Auch wenn die Schmuddelkinder der Filmgeschichte seit „Ed Wood“ und „Pulp Fiction“ allenthalben höhere Weihen erfahren – einem Moritz de Hadeln (wer ist dieser Mann?) muß man sie wohl immer noch unterjubeln. Das Trojanische Pferd, in das dieser Schlockfilm hier gekleidet ist, ist eine ganz gewöhnliche Crime Story. Zwei Brüder, der eine ein kühler Latino (George Clooney, ist in Wirklichkeit gar keiner), der andere ein paranoider Nutcase (Quentin Tarantino), rauben eine Bank in Texas aus, nehmen zwei hübsche Geiselinnen und hinterlassen eine angemessene Blutspur im Wüstensand.

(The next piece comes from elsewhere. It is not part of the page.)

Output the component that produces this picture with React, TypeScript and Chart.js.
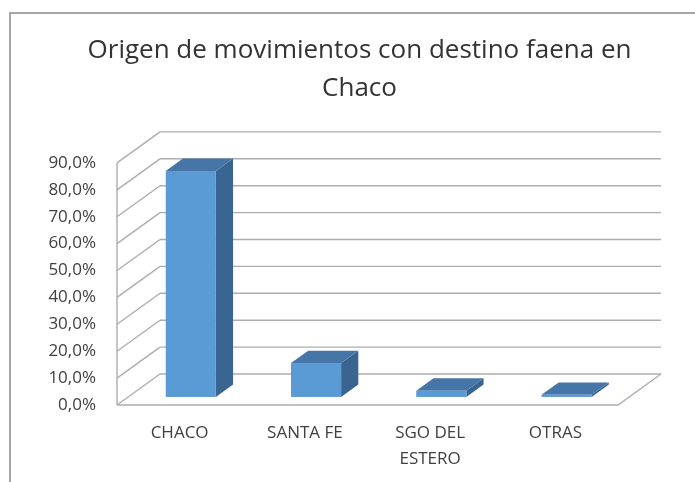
import { useEffect, useRef } from 'react';
import { Chart, registerables } from 'chart.js';

Chart.register(...registerables);

const chartTitle = ['Origen de movimientos con destino faena en', 'Chaco'];
const categories: (string | string[])[] = ['CHACO', 'SANTA FE', ['SGO DEL', 'ESTERO'], 'OTRAS'];
const shares = [0.84, 0.126, 0.023, 0.008];
const yTickLabels = ['0,0%', '10,0%', '20,0%', '30,0%', '40,0%', '50,0%', '60,0%', '70,0%', '80,0%', '90,0%'];
const yMax = 0.9;
const yStep = 0.1;

// 3D projection style
const DX = 43;
const DY = -31;
const D0 = 0.26;
const D1 = 0.66;
const GRID = '#adadad';
const FRONT = '#5b9bd5';
const TOP = '#4676a8';
const SIDE = '#3a6590';

const threeD = {
  id: 'threeD',
  beforeDraw(chart: any) {
    const ctx = chart.ctx;
    ctx.save();
    ctx.fillStyle = '#ffffff';
    ctx.fillRect(0, 0, chart.width, chart.height);
    ctx.strokeStyle = '#a6a6a6';
    ctx.lineWidth = 2;
    ctx.strokeRect(10, 13, chart.width + 20, chart.height + 20);
    ctx.restore();
  },
  beforeDatasetsDraw(chart: any) {
    const ctx = chart.ctx;
    const y = chart.scales.y;
    const a = chart.chartArea;
    ctx.save();
    ctx.strokeStyle = GRID;
    ctx.lineWidth = 1.4;
    y.ticks.forEach((t: any) => {
      const py = y.getPixelForValue(t.value);
      ctx.beginPath();
      ctx.moveTo(a.left + DX, py + DY);
      ctx.lineTo(a.right + DX, py + DY);
      ctx.stroke();
      ctx.beginPath();
      ctx.moveTo(a.left, py);
      ctx.lineTo(a.left + DX, py + DY);
      ctx.stroke();
    });
    ctx.beginPath();
    ctx.moveTo(a.left, y.getPixelForValue(yMax));
    ctx.lineTo(a.left, y.getPixelForValue(0));
    ctx.stroke();
    const b = y.getPixelForValue(0);
    ctx.beginPath();
    ctx.moveTo(a.left, b);
    ctx.lineTo(a.right, b);
    ctx.lineTo(a.right + DX, b + DY);
    ctx.stroke();
    ctx.restore();
  },
  afterDatasetsDraw(chart: any) {
    const ctx = chart.ctx;
    const meta = chart.getDatasetMeta(0);
    ctx.save();
    meta.data.forEach((el: any) => {
      const p = el.getProps(['x', 'y', 'base', 'width'], true);
      const l = p.x - p.width / 2;
      const r = p.x + p.width / 2;
      const fx = DX * D0, fy = DY * D0;
      const bx = DX * D1, by = DY * D1;
      ctx.fillStyle = SIDE;
      ctx.beginPath();
      ctx.moveTo(r + fx, p.y + fy);
      ctx.lineTo(r + bx, p.y + by);
      ctx.lineTo(r + bx, p.base + by);
      ctx.lineTo(r + fx, p.base + fy);
      ctx.closePath();
      ctx.fill();
      ctx.fillStyle = TOP;
      ctx.beginPath();
      ctx.moveTo(l + fx, p.y + fy);
      ctx.lineTo(r + fx, p.y + fy);
      ctx.lineTo(r + bx, p.y + by);
      ctx.lineTo(l + bx, p.y + by);
      ctx.closePath();
      ctx.fill();
      ctx.fillStyle = FRONT;
      ctx.fillRect(l + fx, p.y + fy, r - l, p.base - p.y);
    });
    ctx.restore();
  },
};

export default function App() {
  const ref = useRef<HTMLCanvasElement | null>(null);
  useEffect(() => {
    if (!ref.current) return;
    const chart = new Chart(ref.current, {
      type: 'bar',
      data: {
        labels: categories as any,
        datasets: [
          {
            data: shares,
            backgroundColor: 'rgba(0,0,0,0)',
            borderWidth: 0,
            barPercentage: 0.4,
            categoryPercentage: 1,
          },
        ],
      },
      options: {
        animation: false,
        responsive: false,
        devicePixelRatio: 1,
        layout: { padding: { top: 0, left: 24, right: 0, bottom: 0 } },
        plugins: {
          legend: { display: false },
          tooltip: { enabled: false },
          title: {
            display: true,
            text: chartTitle,
            color: '#333333',
            font: { family: 'Open Sans', size: 26, weight: 'normal', lineHeight: 1.46 },
            padding: { top: 32, bottom: 55 },
          },
        },
        scales: {
          x: {
            grid: { display: false },
            border: { display: false },
            ticks: {
              color: '#404040',
              font: { family: 'Open Sans', size: 17, lineHeight: 1.53 },
              padding: 7,
              maxRotation: 0,
              autoSkip: false,
            },
            afterFit: (s: any) => {
              s.height = 77;
            },
          },
          y: {
            min: 0,
            max: yMax,
            grid: { display: false },
            border: { display: false },
            ticks: {
              stepSize: yStep,
              color: '#404040',
              font: { family: 'Open Sans', size: 17 },
              padding: 13,
              callback: (_v: any, i: number) => yTickLabels[i],
            },
            afterFit: (s: any) => {
              s.width = 93;
            },
          },
          yDepth: {
            position: 'right',
            min: 0,
            max: yMax,
            grid: { display: false },
            border: { display: false },
            ticks: { display: false },
            afterFit: (s: any) => {
              s.width = 77;
            },
          },
        },
      },
      plugins: [threeD],
    });
    return () => chart.destroy();
  }, []);
  return (
    <div style={{ position: 'fixed', left: 0, top: 0, width: 695, height: 482 }}>
      <canvas ref={ref} width={695} height={482} style={{ display: 'block' }} />
    </div>
  );
}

Schließlich treffen sie auf eine Familie (Harvey Keitel als gefallener Pastor, Juliette Lewis als liebes Mädchen und Ernest Liu als ihr Bruder), die sie und den Zaster über die Grenze nach Mexiko bringen soll. Die Sonne flimmert, die Wüste auch, die Boots knirschen auf dem Schotter, die Motels sind Flophouses, und die Schnapsläden heißen „Eine Welt voller Schnaps“. Irgendwie schaffen sie es am FBI vorbei über die Grenze und in die Freiheit. Also, ein Stripjoint wird aufgesucht, die Titty Twister Bar, und vor der Tür steht jemand und ruft Dinge, die er Gloria Steinem besser nicht hören läßt („Wir haben braune Pussy, weiße Pussy, Mexican Pussy; wir haben riechende, nasse und heiße Pussy oder kalte Pussy oder Hühnerpussy“). Aber es ist nur für Truck Driver. Sie gehen trotzdem alle rein. Hier soll jetzt weiter nichts verraten werden, außer daß der Film etwa auf der halben Wegstrecke komplett und unerwartet das Genre wechselt.

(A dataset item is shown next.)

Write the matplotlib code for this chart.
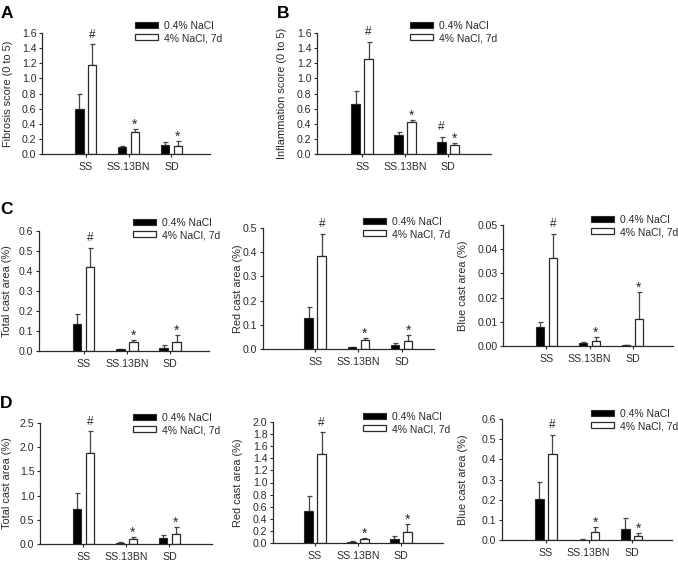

Aus dem Bauch des Trojanischen Pferdes springen Figuren, die man sonst nur aus Splatterfilmen kennt, schleimige, inkonsistente Gesellen, die andere beißen und dadurch zu ihresgleichen machen oder unverrichteterdinge unschön zerdampfen und zerschmelzen. – Hier also wieder, wie bei der letzten Berlinale schon, ein Vampirfilm, allerdings hier vermengt mit Tarantino-Dialogsound und aztekischen oder sonstwie prämexikanischem Klimbim dabei. Man lernt hier die Morgendämmerung wieder mit ganz neuen Augen zu sehen, dankbar irgendwie. Mariam Niroumand

„From Dusk Till Dawn“, USA 1995, 108 Min., Regie: Robert Rodriguez, mit: Harvey Keitel, Quentin Tarantino u.a.